The trick is now to use other trigonometric identities. In particular we use the half angle and double angle formulas:

\( \sin{\frac{\theta}{2}} = \sqrt{\frac{1 – \cos{\theta}}{2}} \)
\( \sin{ 2\theta } = 2\sin{\theta}\cos{\theta} \)

This can get us all sines that are even divisors of the known angles. E.g. \( \sin{90°} = 2\sin{45°}\cos{45°} = 2 \times \frac{1}{\sqrt{2}} \times \frac{1}{\sqrt{2}} = 1 \) and \( \sin{15°} = \sqrt{\frac{1 – \cos{30°}}{2}} = \sqrt{\frac{1 – \frac{\sqrt{3}}{2}}{2}} \)

We can continue in this fashion to calculate the sine of 7.5°, the sine of 3.75°, the sine of 1.875°, the sine of .9375°, the sine of .46875°, the sine of 0.234375°, and so on down about the sine of 0.05859375° which is likely small enough for most trigonometric tables. Of course this still leaves a lot of gaps. How do we fill them in? For example, how do you get the sine of 4°? Now we use the trigonometric addition formula:

\( \sin{ \alpha + \beta } = \sin{\alpha}\cos{\beta} + \sin{\beta}\cos{\alpha} \)

Thus, to a reasonable degree of approximation, we can calculate \( \sin{4°} \approx \sin{(3.75° + 0.234375°)} = \sin{3.75°}\cos{0.234375°} + \sin{0.234375°}\cos{3.75°} \)

How good is this approximation? The answer I get after working this out is 0.069484428 whereas if I ask my calculator for the sine of 4° I get 0.069756474 so it’s accurate to about 3 decimal places. If that’s not good enough, we can add a smaller term or two. There are probably other tricks you could use to improve the accuracy, and reduce the work.

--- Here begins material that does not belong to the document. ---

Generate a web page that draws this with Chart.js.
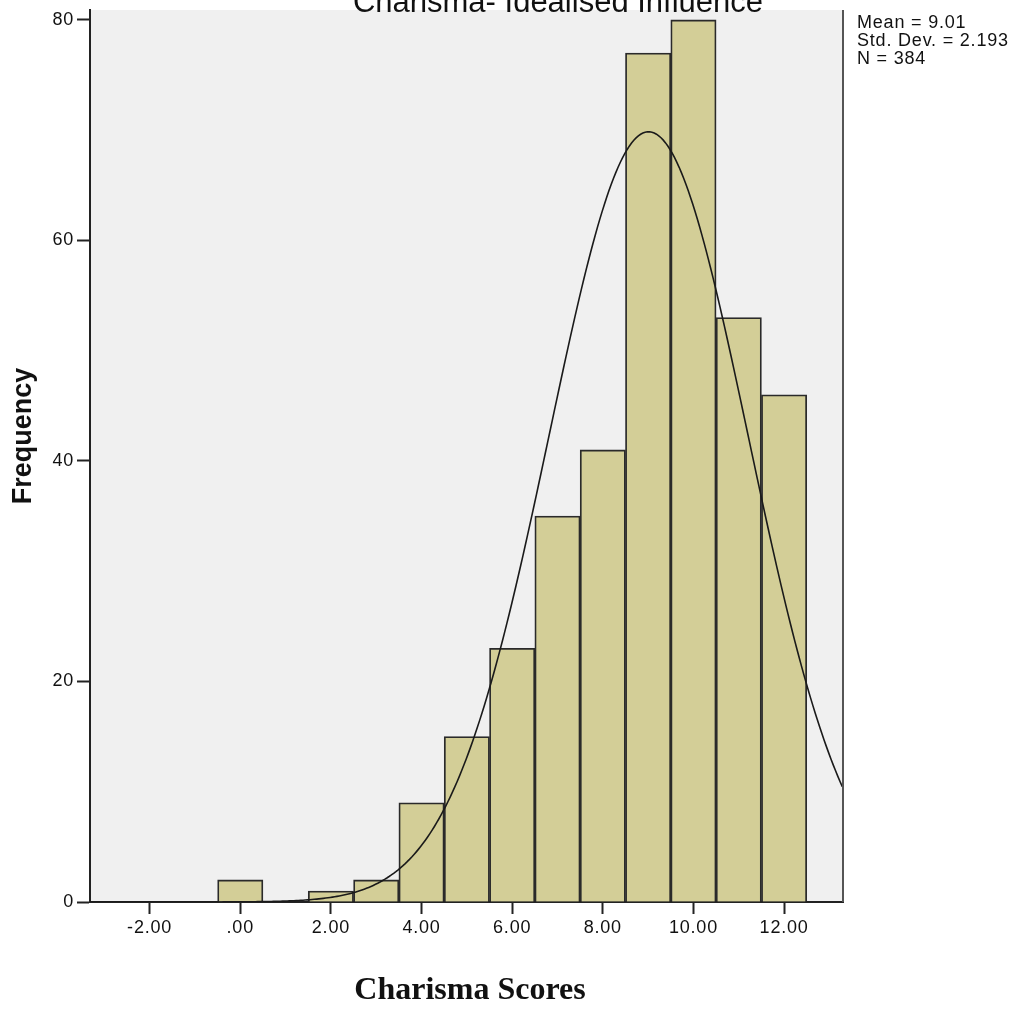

I of course did this with a calculator. I am truly impressed by the mathematicians of the pre-calculus age who did this by hand, and for many more angles than this. Although I’ve glossed over it here, they also had to estimate square roots to make this work. By contrast, a Taylor series offers a similar degree of accuracy with only a few terms and no square roots. For instance with just one term, the Taylor series gives you the better approximation of 0.0698131701. That’s with no multiplications or additions at all, other than what you need to convert degrees to radians! (The small angle approximation really does work.) With two terms, we get the even better approximation 0.069756460. We can see why nobody has calculated trig tables like this since Brook Taylor invented his eponymous series almost 300 years ago, and the techniques are almost forgotten. Indeed some advanced texts today even define the sine and cosine functions by their Taylor series expansion and then prove that these happen to be the ratios of the sides of the right triangle to the hypotenuse. Personally I find that a very unsatisfying approach. It seems too much like magic, and gives no sense of why this is true. It is comforting to know that pre-calculus mathematicians (including today’s high school students) don’t have to take trigonometric tables on faith or based on the most accurate graphs they can draw. There is such a thing as trigonometry without calculus.

6 Responses to “Calculating Sines without Calculus”

  1. Dave Unger Says:

    Ever since I started taking trigonometry in school (a long time ago), I found the subject very fascinating, but I always did wonder as to “how” the trig tables were constructed in the first place. it almost seemed to me that we were missing a key part of the story. I never did get an answer from any of my teachers, they always admitted to not knowing, and as I seemed to be the only one in the class who was interested, we always “moved on”. Now, finally, over 50 years later, thanks to the internet, I have finally tracked down a satisfactory answer. Thank you so much for this! Not surprisingly, perhaps, I still seem to be the only one in my circle of friends who shows the slightest interest!

    regards,

    Dave

  2. bren Says:

    Dave Unger, I remember doing the same, the teacher was doing some trig stuff and it then suddenly occurred to me how are sines calculated, she gave
    a kind of waffling answer that didn’t really leave me any the wiser, ie that it was complicated or advance.
    The rest of the class looked at me like I was from a different planet!!
    To her credit thought the teacher did know I was miles better at maths than the rest of the class, and may better than her lol.

  3. bren Says:

    I was also here when I wondered about the accuracy of the taylor series, when is another kettle of fish, ie when you try to
    find answer they tend not to be there!!

  4. Gopi Says:

    For long there was a feeling in me about Trigonometry existing without calculus which clearly meets the truth “There is such a such a thing as Trigonometry without Calculus”. I too had the same doubts and questions. Thankfully they are answered now by the messages written above by the wise people.But alas will the Modern Mathematicians allow us to pursue “Trigonometry without Calculus”?

  5. Joe Says:

    Very nice article. If you will do the same thing but with logarithms, then I would have my long sought after question answered, too! I cannot seem to find a satisfactory method for calculating logs without a calculator. How did Napier do this?

  6. Peter V. Farrelly Says:

    In my matriculation-level exam for mathematics, over fifty years ago, there was a question asking for the calculation of the sine of 54 degrees in square root form. I had found how to do this in my revision. The method harks right back to Euclid and others. I was the only in my class to get the right answer because I trolled old text books for my revision. Checking out old text books that have been dumped from libraries might be worth doing.